Still, to date Deka has not made any local acquisitions, even though Miller said they have looked at a number of prospects and continue to pursue opportunities. The difficulty thus far, he said, has been the pricing of the deals, with the client unwilling to match lofty seller expectations.

“The bid/ask spread is a problem in Boston right now,” he said. “Most owners are not under pressure to sell, so they feel no need to [lower] their pricing.”

Nonetheless, Miller said Deka and other German funds can offer substantially higher returns for individual investors than what can be found in the homeland. New changes afoot will allow such funds to invest vastly greater sums outside Europe, a trend that should mean another infusion of capital as the year progresses.

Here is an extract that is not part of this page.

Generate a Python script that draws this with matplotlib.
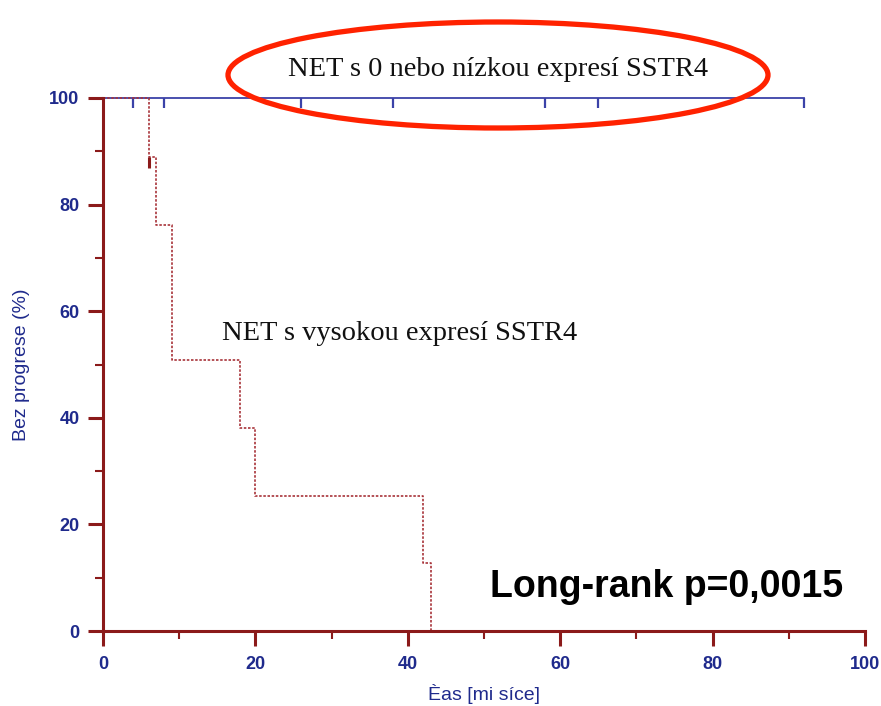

Deka typically looks at deals in the $50 million to $200 million range, and thus was not a candidate for One Beacon St. According to sources, however, Austrialian-based Lend Lease is up against another foreign investor as it angles to purchase the 1.1 million-square-foot tower. Although Griffin would not discuss the matter, sources estimated the sale would be in the $330 million range. It is one of two leading Boston office towers being marketed right now, with Teachers Insurance and Annuity Association said to be teaming up with a Canadian fund to purchase One Boston Place. That deal is being brokered by Spaulding & Slye Colliers and is expected to be finalized in the coming weeks.

While not as centrally located as One Boston Place, and without the same credit-tenant roster, One Beacon St. is expected to do well when the winning bidder is selected. “There was a lot of interest in that building,” concurred one observer. “It’s well located and there aren’t many towers on the market in the city.”